Canine cop introduces himself to ELO council
EAST LIVERPOOL – City Council had the opportunity to meet its newest police officer Monday night, with one member getting a nose-to-nose greeting.
Chief John Lane introduced canine officer Ivo (EE-vo), who started on the job with his handler, Patrolman Chad Tatgenhorst, on Saturday.
As Tatgenhorst related the training they underwent, Ivo took it upon himself to jump up on the table in front of Councilman Chuck Wade, bringing some chuckles from the room.
Tatgenhorst explained handlers are discouraged from disciplining their canines from jumping onto counters and tables since that is sometimes where they are searching for contraband items.
Describing the training he and Ivo underwent at Shallow Creek Kennels in Pennsylvania as “very intense,” Tatgenhorst said everything in the canine’s use is based on a three-pronged legal test: The seriousness of the crime, the threat of escape by a perpetrator and risk to the public or officer.

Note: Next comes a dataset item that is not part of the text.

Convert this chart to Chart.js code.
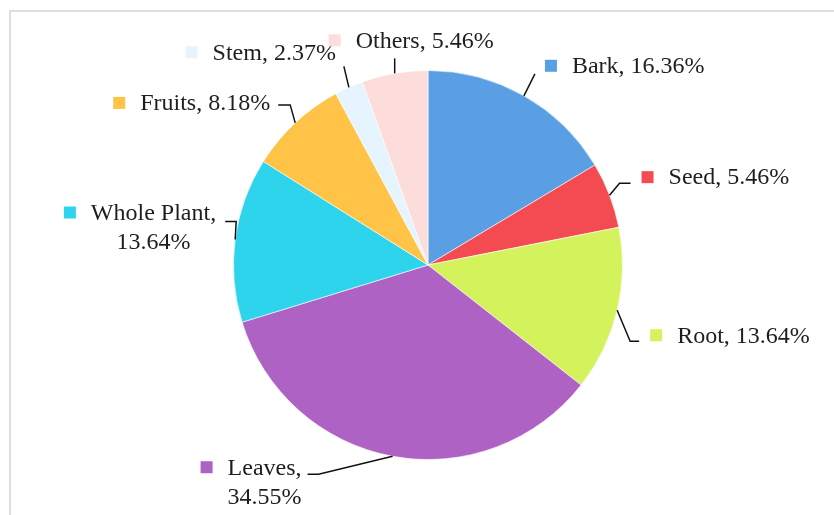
<!DOCTYPE html>
<html>
<head>
<meta charset="utf-8">
<script src="https://cdn.jsdelivr.net/npm/chart.js@4/dist/chart.umd.min.js"></script>
<style>
  html, body { margin: 0; padding: 0; background: #fff; }
  .canvas { position: relative; width: 834px; height: 515px; }
</style>
</head>
<body>
<div class="canvas">
  <canvas id="chart" width="834" height="515"></canvas>
</div>
<script>
const labels = ['Bark', 'Seed', 'Root', 'Leaves', 'Whole Plant', 'Fruits', 'Stem', 'Others']
const shares = [16.36, 5.46, 13.64, 34.55, 13.64, 8.18, 2.37, 5.46]
const colors = ['#5a9fe3', '#f44b52', '#d4f25c', '#ae62c4', '#2ed3ec', '#ffc347', '#e6f4fd', '#fddcdc']

// leader line + label placement, relative to the point on the rim at mid angle
const labelLayout = [
  { elbow: [11, -22], tail: 0, at: [10, -8], align: 'left', split: false },
  { elbow: [10, -12], tail: 11, at: [11, -6], align: 'left', split: false },
  { elbow: [13, 31], tail: 9, at: [11, -6], align: 'left', split: false },
  { elbow: [-74, 18], tail: -11, at: [-6, -7], align: 'right', split: true },
  { elbow: [1, -18], tail: -11, at: [-9, -9], align: 'right', split: true },
  { elbow: [-5, -18], tail: -12, at: [-8, -2], align: 'right', split: false },
  { elbow: [-5, -21], tail: 0, at: [-8, -14], align: 'right', split: false },
  { elbow: [0, -15], tail: 0, at: [-66, -18], align: 'left', split: false }
]

const FONT = '24px "Liberation Serif", "Times New Roman", serif'
const LINE_H = 29
const BOX = 12
const GAP = 15

const framePlugin = {
  id: 'frame',
  beforeDraw (chart) {
    const ctx = chart.ctx
    ctx.save()
    ctx.strokeStyle = '#dedede'
    ctx.lineWidth = 2
    ctx.beginPath()
    ctx.moveTo(10, chart.height)
    ctx.lineTo(10, 11)
    ctx.lineTo(chart.width, 11)
    ctx.stroke()
    ctx.restore()
  }
}

const calloutPlugin = {
  id: 'callouts',
  afterDatasetsDraw (chart) {
    const ctx = chart.ctx
    const meta = chart.getDatasetMeta(0)
    ctx.save()
    ctx.font = FONT
    ctx.textBaseline = 'middle'
    meta.data.forEach((arc, i) => {
      const lay = labelLayout[i]
      const p = arc.getProps(['x', 'y', 'startAngle', 'endAngle', 'outerRadius'], true)
      const mid = (p.startAngle + p.endAngle) / 2
      const sx = p.x + Math.cos(mid) * p.outerRadius
      const sy = p.y + Math.sin(mid) * p.outerRadius
      const ex = sx + lay.elbow[0]
      const ey = sy + lay.elbow[1]
      const tx = ex + lay.tail
      // leader line
      ctx.strokeStyle = '#111'
      ctx.lineWidth = 1.5
      ctx.beginPath()
      ctx.moveTo(sx, sy)
      ctx.lineTo(ex, ey)
      if (lay.tail) ctx.lineTo(tx, ey)
      ctx.stroke()

      const pct = shares[i].toFixed(2) + '%'
      const lines = lay.split ? [labels[i] + ',', pct] : [labels[i] + ', ' + pct]
      const textW = Math.max(...lines.map(l => ctx.measureText(l).width))
      const blockW = BOX + GAP + textW
      const lx = lay.align === 'left' ? tx + lay.at[0] : tx + lay.at[0] - blockW
      const ly = ey + lay.at[1]
      ctx.fillStyle = colors[i]
      ctx.fillRect(lx, ly - BOX / 2, BOX, BOX)
      ctx.fillStyle = '#1e1e1e'
      ctx.textAlign = 'center'
      const cx = lx + BOX + GAP + textW / 2
      lines.forEach((l, k) => ctx.fillText(l, cx, ly + k * LINE_H + 1))
    })
    ctx.restore()
  }
}

new Chart(document.getElementById('chart').getContext('2d'), {
  type: 'pie',
  data: {
    labels,
    datasets: [{
      data: shares,
      backgroundColor: colors,
      borderColor: 'rgba(255,255,255,0.6)',
      borderWidth: 1
    }]
  },
  options: {
    responsive: false,
    animation: false,
    layout: { padding: { top: 70, bottom: 55, left: 233, right: 211 } },
    plugins: {
      legend: { display: false },
      tooltip: { enabled: false }
    }
  },
  plugins: [framePlugin, calloutPlugin]
})
</script>
</body>
</html>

“We’re not going to send him out to minor violations,” Tatgenhorst emphasized.
Ivo is trained in tracking, searches, article searches, narcotic detection and aggression, and Tatgenhorst told council his strong suit is narcotics, saying, “He’s a sniffing machine.”
As an example of his partner’s prowess, Tatgenhorst told council that, on the day they finished training, he arrived home to have his daughter announce she’d lost a $20 bill in the yard.
Deciding to test Ivo’s abilities, Tatgenhorst set out around the yard with him. His partner found both pieces of the bill, which had been cut in half while Tatgenhorst was cutting grass, tossed in separate piles of cuttings.
But Ivo’s first priority “is to protect me,” Tatgenhorst said.
Asked by Wade how funds are holding out, Tatgenhorst said he has enough for the second installment on the special cruiser purchased for Ivo but once that is made next year, additional fund raisers will be needed.
The canine, their training and the cruiser have all be paid for with donations and fund raisers, no tax dollars.
He was also questioned by Councilman Scott Barrett whether Ivo has health insurance, saying St. Clair Township’s K-9 Axel has such coverage. Tatgenhorst said he will look into that.
The team was called out for its first search Sunday night and Ivo “found what he was supposed to find,” leading his partner right to a path made by suspects in a marijuana growing operation.
Tatgenhorst presented council with a framed collage containing the city department’s past K-9 units, including Chief Huey McDermott and Turk, Patrolman Ray “Skippy” Baker and Rosco and he and Ivo, noting he still needs to find a photo of former K-9 officers Vic Wolf and Kai to include in the frame.